DIRECTIONS — Every line that holds "this" should be shown.

Dataset rows —
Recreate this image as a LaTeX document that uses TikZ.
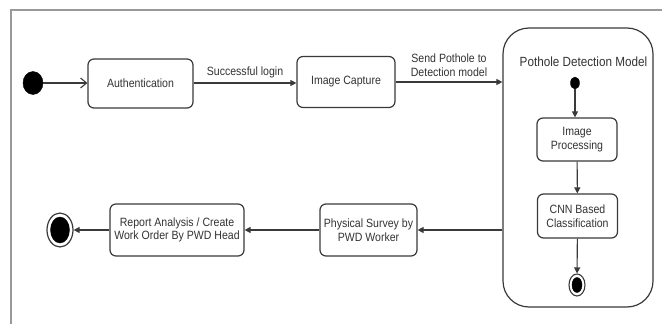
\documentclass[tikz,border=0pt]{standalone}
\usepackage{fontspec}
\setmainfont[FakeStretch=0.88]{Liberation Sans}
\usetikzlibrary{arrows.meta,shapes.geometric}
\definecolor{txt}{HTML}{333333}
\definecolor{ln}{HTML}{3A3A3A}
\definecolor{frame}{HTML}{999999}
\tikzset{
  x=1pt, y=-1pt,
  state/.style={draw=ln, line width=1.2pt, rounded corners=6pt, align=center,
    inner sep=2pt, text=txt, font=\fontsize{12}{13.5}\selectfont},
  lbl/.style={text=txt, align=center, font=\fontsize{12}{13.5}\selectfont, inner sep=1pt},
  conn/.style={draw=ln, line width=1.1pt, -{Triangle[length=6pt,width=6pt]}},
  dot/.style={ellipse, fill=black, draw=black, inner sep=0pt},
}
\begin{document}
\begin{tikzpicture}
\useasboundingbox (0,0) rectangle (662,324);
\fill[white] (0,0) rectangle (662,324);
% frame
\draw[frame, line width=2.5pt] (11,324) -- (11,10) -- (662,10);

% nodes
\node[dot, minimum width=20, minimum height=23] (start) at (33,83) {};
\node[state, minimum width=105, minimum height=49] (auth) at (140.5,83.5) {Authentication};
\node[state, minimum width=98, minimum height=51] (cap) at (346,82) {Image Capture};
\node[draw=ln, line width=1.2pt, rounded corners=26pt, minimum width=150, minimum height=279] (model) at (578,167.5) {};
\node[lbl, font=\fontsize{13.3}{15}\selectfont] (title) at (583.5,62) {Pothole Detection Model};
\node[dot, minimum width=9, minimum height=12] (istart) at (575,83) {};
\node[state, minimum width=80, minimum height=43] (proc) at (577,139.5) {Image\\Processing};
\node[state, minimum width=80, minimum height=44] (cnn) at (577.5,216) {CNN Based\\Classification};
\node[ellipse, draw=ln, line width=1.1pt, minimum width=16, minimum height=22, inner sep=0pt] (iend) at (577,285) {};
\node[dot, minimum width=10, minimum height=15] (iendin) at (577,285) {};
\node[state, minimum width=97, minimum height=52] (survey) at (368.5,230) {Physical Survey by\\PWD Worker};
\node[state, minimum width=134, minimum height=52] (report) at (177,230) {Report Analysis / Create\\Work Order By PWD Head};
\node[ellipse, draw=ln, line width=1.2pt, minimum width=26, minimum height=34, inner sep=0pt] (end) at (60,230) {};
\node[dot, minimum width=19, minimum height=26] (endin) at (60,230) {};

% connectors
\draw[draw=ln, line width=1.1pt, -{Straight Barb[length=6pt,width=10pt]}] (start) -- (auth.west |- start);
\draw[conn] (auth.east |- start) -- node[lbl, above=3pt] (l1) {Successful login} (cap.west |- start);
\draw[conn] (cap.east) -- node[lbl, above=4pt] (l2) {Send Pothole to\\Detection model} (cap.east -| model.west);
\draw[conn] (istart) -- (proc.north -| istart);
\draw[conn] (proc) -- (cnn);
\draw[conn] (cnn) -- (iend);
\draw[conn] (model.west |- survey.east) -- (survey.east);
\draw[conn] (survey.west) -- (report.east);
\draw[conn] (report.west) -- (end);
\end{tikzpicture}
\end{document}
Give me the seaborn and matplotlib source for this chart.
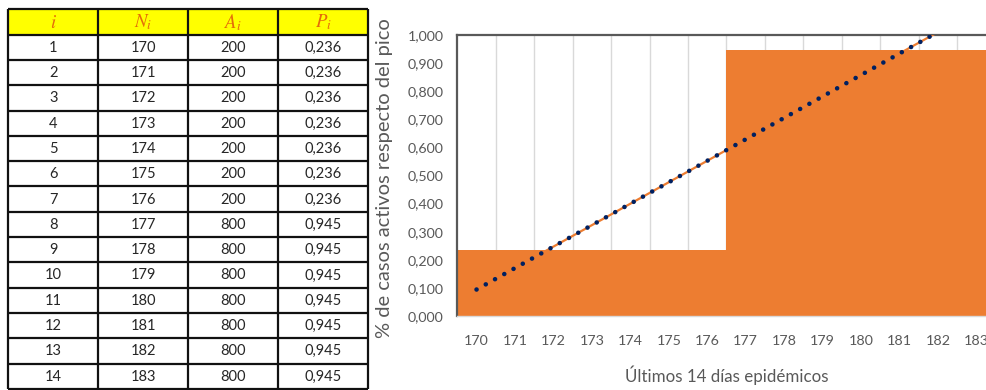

WRITTEN ANSWER —
Recreate this image as a LaTeX document that uses TikZ.
Give me the seaborn and matplotlib source for this chart.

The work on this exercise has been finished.